Contractor contours central mixed plant

Bouygues Civil Works Florida has mobilized for its Port of Miami tunnel contract with a portable plant bound less by footprint limitations than head room. After configuring equipment to a site below Interstate 395, Montreal-based BMH Systems shipped a portable plant in three modules, stacked to 26 ft., a few feet below the highway. The plant is geared to producing 55- to 80-yd./hour of grout and roller-compacted mixes, delivering them to a site portal—about 900 ft. away—via small, custom cars.

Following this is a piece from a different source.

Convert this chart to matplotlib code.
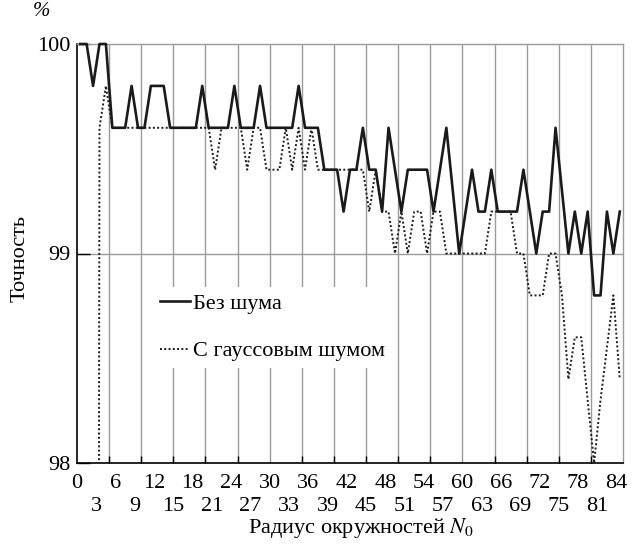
import numpy as np
import matplotlib
matplotlib.use("Agg")
import matplotlib.pyplot as plt
import matplotlib.transforms as mtransforms

plt.rcParams['font.family'] = ['Liberation Serif', 'DejaVu Serif']
plt.rcParams['mathtext.fontset'] = 'stix'

# номер точки (радиус N0), 0..84
radius = np.arange(85)

# Без шума
bez_shuma = [100, 100, 99.8, 100, 100, 99.6, 99.6, 99.6, 99.8, 99.6,
             99.6, 99.8, 99.8, 99.8, 99.6, 99.6, 99.6, 99.6, 99.6, 99.8,
             99.6, 99.6, 99.6, 99.6, 99.8, 99.6, 99.6, 99.6, 99.8, 99.6,
             99.6, 99.6, 99.6, 99.6, 99.8, 99.6, 99.6, 99.6, 99.4, 99.4,
             99.4, 99.2, 99.4, 99.4, 99.6, 99.4, 99.4, 99.2, 99.6, 99.4,
             99.2, 99.4, 99.4, 99.4, 99.4, 99.2, 99.4, 99.6, 99.3, 99.0,
             99.2, 99.4, 99.2, 99.2, 99.4, 99.2, 99.2, 99.2, 99.2, 99.4,
             99.2, 99.0, 99.2, 99.2, 99.6, 99.3, 99.0, 99.2, 99.0, 99.2,
             98.8, 98.8, 99.2, 99.0, 99.2]

# С гауссовым шумом (первые точки далеко ниже шкалы)
s_shumom = [80.0, 80.0, 80.0, 99.6, 99.8, 99.6, 99.6, 99.6, 99.6, 99.6,
            99.6, 99.6, 99.6, 99.6, 99.6, 99.6, 99.6, 99.6, 99.6, 99.6,
            99.6, 99.4, 99.6, 99.6, 99.6, 99.6, 99.4, 99.6, 99.6, 99.4,
            99.4, 99.4, 99.6, 99.4, 99.6, 99.4, 99.6, 99.4, 99.4, 99.4,
            99.4, 99.4, 99.4, 99.4, 99.4, 99.2, 99.4, 99.2, 99.2, 99.0,
            99.2, 99.0, 99.2, 99.2, 99.0, 99.2, 99.2, 99.0, 99.0, 99.0,
            99.0, 99.0, 99.0, 99.0, 99.2, 99.2, 99.2, 99.2, 99.0, 99.0,
            98.8, 98.8, 98.8, 99.0, 99.0, 98.8, 98.4, 98.6, 98.6, 98.3,
            98.0, 98.3, 98.55, 98.8, 98.4]

x_ticks = np.arange(0, 85, 3)
y_ticks = [98, 99, 100]

fs = 16

fig = plt.figure(figsize=(6.32, 5.49), dpi=100)
ax = fig.add_axes([77/632, 1-463/549, 546/632, 419/549])

# категории стоят посередине своих ячеек
xs = radius + 0.5
grid_c = '#9a9a9a'
for g in np.arange(5, 85, 5):
    ax.axvline(g, color=grid_c, lw=1.0, zorder=1)
ax.axhline(99, color=grid_c, lw=1.0, zorder=1)

ax.plot(xs, bez_shuma, color='#1a1a1a', lw=1.9, zorder=4, clip_on=False,
        label='Без шума')
ax.plot(xs, s_shumom, color='#1a1a1a', lw=1.4, ls=(0, (1, 1.2)), zorder=3,
        label='С гауссовым шумом')

ax.set_xlim(0, 85)
ax.set_ylim(98, 100)

# подписи оси X в два ряда
ax.set_xticks(x_ticks[::2])
ax.set_xticklabels([str(v) for v in x_ticks[::2]], fontsize=fs)
ax.tick_params(axis='x', which='major', length=0, pad=8)
trans = mtransforms.blended_transform_factory(ax.transData, ax.transAxes)
for v in x_ticks[1::2]:
    ax.text(v, -0.105, str(v), transform=trans, ha='center', va='center',
            fontsize=fs)
ax.set_xticks(np.arange(5, 85, 5), minor=True)
ax.tick_params(axis='x', which='minor', direction='in', length=5,
               width=1.0, color='black')

ax.set_yticks(y_ticks)
ax.set_yticklabels([str(v) for v in y_ticks], fontsize=fs)
ax.tick_params(axis='y', direction='in', length=9, width=1.0, pad=5)

for s in ['left', 'bottom']:
    ax.spines[s].set_color('black')
    ax.spines[s].set_linewidth(1.2)
for s in ['top', 'right']:
    ax.spines[s].set_color(grid_c)
    ax.spines[s].set_linewidth(1.0)

leg = ax.legend(loc='upper left', bbox_to_anchor=(0.14, 0.42),
                fontsize=fs, frameon=True, fancybox=False,
                framealpha=1, edgecolor='none', facecolor='white',
                handlelength=1.35, handletextpad=0.15, labelspacing=1.2,
                borderpad=0.3, borderaxespad=0)
leg.set_zorder(5)

fig.text(20/632, 1-258/549, 'Точность', rotation=90, ha='center',
         va='center', fontsize=fs)
fig.text(361/632, 1-528/549, 'Радиус окружностей $N_0$', ha='center',
         va='center', fontsize=fs)
fig.text(42/632, 1-11/549, '%', ha='center', va='center', fontsize=15,
         style='italic')

fig.savefig('out.png', dpi=100)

BMH engineers needed to tailor the plant for a very limited area but provide maximum production flexibility for high flowability or RCC mixes. They equipped the operation with a three-compartment, 50-ton aggregate bin; aggregate, cement, bentonite and water weigh hoppers and conveyors or pipes; skip hoist; twin shaft mixer; RCC mix holding hopper; agitating hopper for grout; one 70-ton and two 50-ton cement silos, plus companion bentonite storage; and, control room. The twin shaft mixer charges a conveyor transferring grout or RCC mixes to their holding hoppers. Plant construction began in mid-2010 following a go-ahead from the Florida Department of Transportation to set up production in the I-395 right-of-way.

Bouygues Civil is pumping grout to reinforce twin, 3,900-ft. long, two-lane tunnels; each are built of precast concrete segments forming a structure of 41-ft. outside diameter. RCC will be used for service pavements. Scheduled for 2014 completion, the $607 million project will connect the Port of Miami to Interstate 395 via Watson Island.